The application of multiple cameras with subsequent increased accuracy was proven in the works of Morimoto and Fujigaki ^[38][53] and Luo et al. ^[39][40][54,55]. Thus, the efficiency of deforming a rectangular grid and FFT methods was confirmed ^[38][53]. In addition, as shown by Luo et al. ^[39][40][54,55], two-camera stereo vision is the appropriate method for three-dimensional measurements of the cracking process.

It is necessary to note certain limitations of the 3D-DIC methodologies of the described period ^[1][11]. There were motions in calibration process due to manual components and cases of triangulation mismatching, and the square subsets in both cameras remained square. Remarkably, Helm et al. ^[41][56] proposed using a specific grid for motion calibration and introduced appropriate constraints to take into account the presence of epipolar lines. In addition, the method included the effect of perspective on subset shape ^[1][41][11,56].
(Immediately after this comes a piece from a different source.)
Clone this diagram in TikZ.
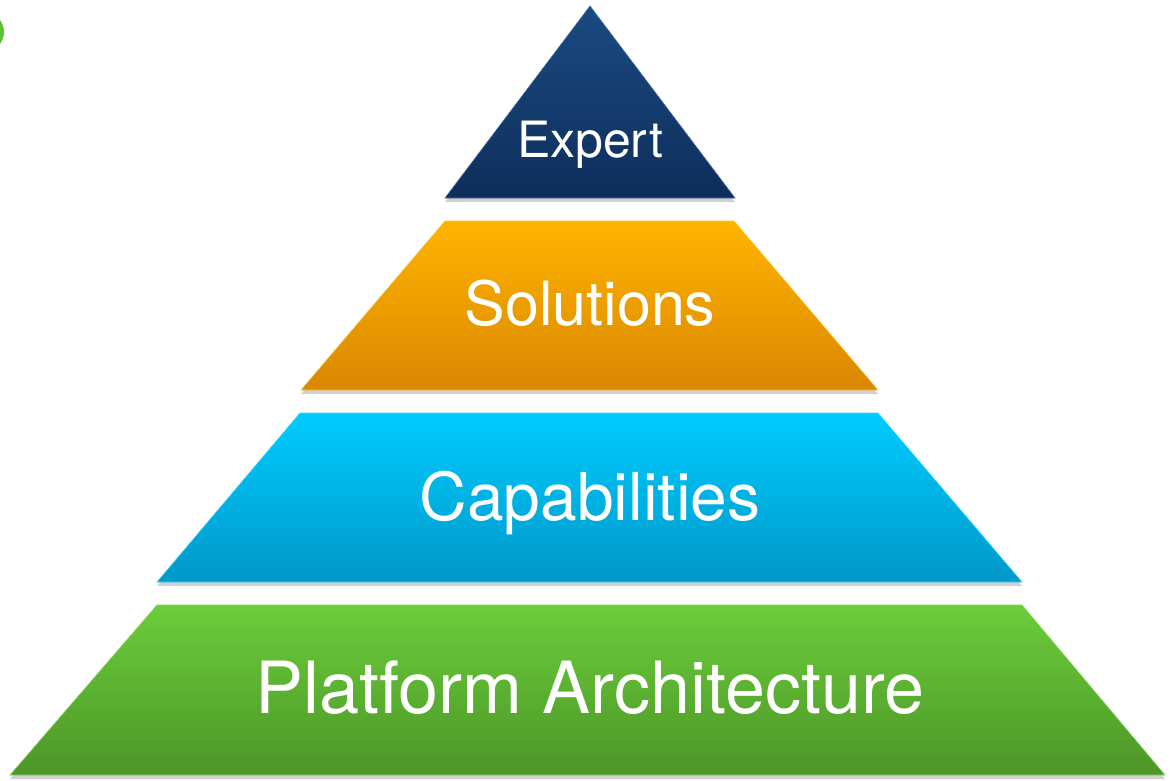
\documentclass[tikz,border=0pt]{standalone}
\usepackage{fontspec}
\setmainfont{TeX Gyre Heros}
\usetikzlibrary{shadows}
\definecolor{navyT}{HTML}{1A4A80}
\definecolor{navyB}{HTML}{0E2E5C}
\definecolor{goldT}{HTML}{FFB400}
\definecolor{goldB}{HTML}{D98700}
\definecolor{cyanT}{HTML}{00CCFF}
\definecolor{cyanB}{HTML}{0098C8}
\definecolor{grnT}{HTML}{6CCC3A}
\definecolor{grnB}{HTML}{4C9628}
\definecolor{dotgrn}{HTML}{5FBE3A}
\tikzset{
  tier/.style={drop shadow={shadow xshift=0pt,shadow yshift=-4pt,opacity=0.3,fill=black!60}},
  lbl/.style={text=white,inner sep=0pt,anchor=base}
}
\begin{document}
\begin{tikzpicture}[x=1pt,y=-1pt]
\useasboundingbox (0,0) rectangle (1170,780);
\fill[white] (0,0) rectangle (1170,780);
% partial circle at left edge
\fill[dotgrn] (-16,32) circle (20pt);
% tiers
\path[tier,top color=grnT,bottom color=grnB,draw=grnT!80!white,line width=0.6pt]
  (157,605) -- (1022,605) -- (1165,775) -- (10,775) -- cycle;
\path[tier,top color=cyanT,bottom color=cyanB,draw=cyanT!80!white,line width=0.6pt]
  (300,413) -- (878,413) -- (1022,582) -- (157,582) -- cycle;
\path[tier,top color=goldT,bottom color=goldB,draw=goldT!80!white,line width=0.6pt]
  (445,221) -- (734,221) -- (878,390) -- (301,390) -- cycle;
\path[tier,top color=navyT,bottom color=navyB,draw=navyT!80!white,line width=0.6pt]
  (590,6) -- (735,198) -- (445,198) -- cycle;
% labels
\node[lbl,font=\fontsize{50}{50}\selectfont] (expert) at (590,157) {Expert};
\node[lbl,font=\fontsize{61}{61}\selectfont] (solutions) at (590,325) {Solutions};
\node[lbl,font=\fontsize{66}{66}\selectfont] (capab) at (590,520) {Capabilities};
\node[lbl,font=\fontsize{72}{72}\selectfont] (platform) at (590,713) {Platform Architecture};
\end{tikzpicture}
\end{document}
Specific interest was paid to calibration techniques. For example, Devy et al. ^[42][57] proposed representing accurate calculation of differences between the model-based and actual measured image plane locations through the squared reprojection errors’ sum which was an influential factor for 3D calibration. In addition, the author in ^[42][57] introduced a number of internal and external correction parameters.

A rather remarkable approach was proposed by Lavest et al. ^[43][58], who turned back to photogrammetry methods, noting the bundle adjustment was a promising flexible calibration technique, providing accurate results. The same approach was discussed in the work of Garcia et al. ^[44][59], who improved the method by changing the number of constraints and reducing the family of calibration parameter solutions. In studies of this period, an important step was the extension of the single camera calibration method to the case of a stereo-camera system. In general, it was identified that the important feature of a reliable calibration procedure is comprehensive consideration of the camera system, rather than separately, which was an important stage in the process of 3D-DIC development.